Lors de l'Assemblée générale des Nations unies, les dirigeants des principales puissances de l'OTAN ont prononcé une série de discours dérangés et bellicistes, qui n'ont d'égal que celui prononcé mardi par le président américain Joe Biden.

« Vladimir Poutine, lorsque vous tirez des missiles sur les hôpitaux ukrainiens, nous savons qui vous êtes », a hurlé le ministre britannique des Affaires étrangères, David Lammy, mardi. « L'impérialisme, je le reconnais quand je le vois. »

La ministre allemande des Affaires étrangères, Annalena Baerbock, a accusé Poutine de « se cacher », déclarant : « L'homme le plus fort de votre pays peut se cacher derrière des adolescentes qu'il a kidnappées. Mais vous ne pouvez pas tromper le monde. »

Malgré les discours bellicistes prononcés aux Nations unies, le New York Times s'est montré préoccupé en décrivant la réaction des pays en développement :

Pourtant, le fossé béant entre les capitales occidentales et le reste du monde au sujet des guerres en Ukraine et ailleurs est apparu de manière flagrante tout au long du rassemblement annuel des Nations unies.

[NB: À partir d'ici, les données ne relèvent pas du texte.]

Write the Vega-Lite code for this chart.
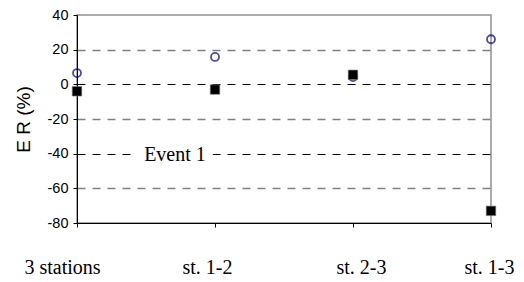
{
  "$schema": "https://vega.github.io/schema/vega-lite/v6.json",
  "width": 414,
  "height": 208,
  "autosize": "none",
  "padding": {"left": 77, "top": 15, "right": 33, "bottom": 59},
  "background": "white",
  "config": {
    "view": {"stroke": "#909090", "strokeWidth": 1.5},
    "axis": {"labelFont": "Liberation Sans", "titleFont": "Liberation Sans", "labelColor": "black", "titleColor": "black", "titleFontWeight": "normal"}
  },
  "datasets": {
    "pts": [
      {"idx": 0, "station": "3 stations", "series": "A", "er": 6.5},
      {"idx": 1, "station": "st. 1-2", "series": "A", "er": 15.8},
      {"idx": 2, "station": "st. 2-3", "series": "A", "er": 4.2},
      {"idx": 3, "station": "st. 1-3", "series": "A", "er": 26},
      {"idx": 0, "station": "3 stations", "series": "B", "er": -4},
      {"idx": 1, "station": "st. 1-2", "series": "B", "er": -3},
      {"idx": 2, "station": "st. 2-3", "series": "B", "er": 5.5},
      {"idx": 3, "station": "st. 1-3", "series": "B", "er": -73}
    ],
    "note": [{"label": "Event 1", "idx": 0.71, "er": -40.5}]
  },
  "encoding": {
    "x": {
      "field": "idx", "type": "quantitative",
      "scale": {"domain": [0, 3], "nice": false, "zero": false},
      "axis": {
        "title": null, "values": [0, 1, 2, 3], "grid": false,
        "labelExpr": "['3 stations','st. 1-2','st. 2-3','st. 1-3'][datum.value]",
        "labelFont": "Liberation Serif", "labelFontSize": 20, "labelBaseline": "middle",
        "labelOffset": {"condition": [
          {"test": "datum.value == 0", "value": -15},
          {"test": "datum.value == 1", "value": -8},
          {"test": "datum.value == 2", "value": 8}
        ], "value": -2},
        "labelPadding": 40, "tickSize": 4, "tickColor": "black", "domainColor": "black",
        "labelFlush": false, "labelOverlap": false
      }
    },
    "y": {
      "field": "er", "type": "quantitative",
      "scale": {"domain": [-80, 40], "nice": false},
      "axis": {
        "title": "E R (%)", "titleFontSize": 19, "titleX": -54, "titleY": 104, "titleAngle": -90, "titleBaseline": "middle", "titleAlign": "center",
        "values": [-80, -60, -40, -20, 0, 20, 40],
        "labelExpr": "'' + datum.value",
        "labelOverlap": false, "labelFlush": false,
        "labelFontSize": 14.5, "labelPadding": 5, "tickSize": 4, "tickColor": "black", "domainColor": "black",
        "grid": true,
        "gridDash": [8, 7],
        "gridColor": {"condition": {"test": "datum.value == 0 || datum.value == -40", "value": "black"}, "value": "#808080"},
        "gridWidth": {"condition": {"test": "datum.value == 0 || datum.value == -40", "value": 1}, "value": 1.6},
        "gridOpacity": {"condition": {"test": "datum.value == 40 || datum.value == -80", "value": 0}, "value": 1}
      }
    }
  },
  "layer": [
    {
      "data": {"name": "pts"},
      "transform": [{"filter": "datum.series == 'A'"}],
      "mark": {"type": "point", "shape": "circle", "filled": false, "stroke": "#000080", "strokeWidth": 1.8, "size": 64, "clip": false}
    },
    {
      "data": {"name": "pts"},
      "transform": [{"filter": "datum.series == 'B'"}],
      "mark": {"type": "point", "shape": "square", "filled": true, "fill": "black", "stroke": "#777", "strokeWidth": 0.6, "size": 90, "clip": false, "opacity": 1}
    },
    {
      "data": {"name": "note"},
      "mark": {"type": "text", "font": "Liberation Serif", "fontSize": 20, "stroke": "white", "strokeWidth": 20, "strokeJoin": "round", "fill": "white", "align": "center", "baseline": "middle"},
      "encoding": {"text": {"field": "label"}}
    },
    {
      "data": {"name": "note"},
      "mark": {"type": "text", "font": "Liberation Serif", "fontSize": 20, "fill": "black", "align": "center", "baseline": "middle"},
      "encoding": {"text": {"field": "label"}}
    }
  ]
}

Les dirigeants des pays du Sud ont fait peu de cas de l'Ukraine, tout en consacrant beaucoup plus d'attention aux crises humanitaires dans la bande de Gaza et au Soudan.

Nombre d'entre eux ont noté que le nombre de Palestiniens tués dans la guerre de Gaza, qui dure depuis près d'un an, a dépassé les 41.000, selon le ministère de la Santé. Dans ce contexte, les États-Unis et d'autres puissances occidentales ont été accusés d'hypocrisie en cherchant à condamner largement la Russie pour avoir tué des civils en Ukraine tout en continuant à fournir des armes à Israël.

Quoi qu'il en soit, l'administration Biden est absolument déterminée à intensifier la guerre dans le monde. Dans ses remarques de mercredi, Biden a déclaré que l'action militaire était le seul moyen de résoudre la crise en Ukraine, et il a donné son plein appui au génocide israélien à Gaza.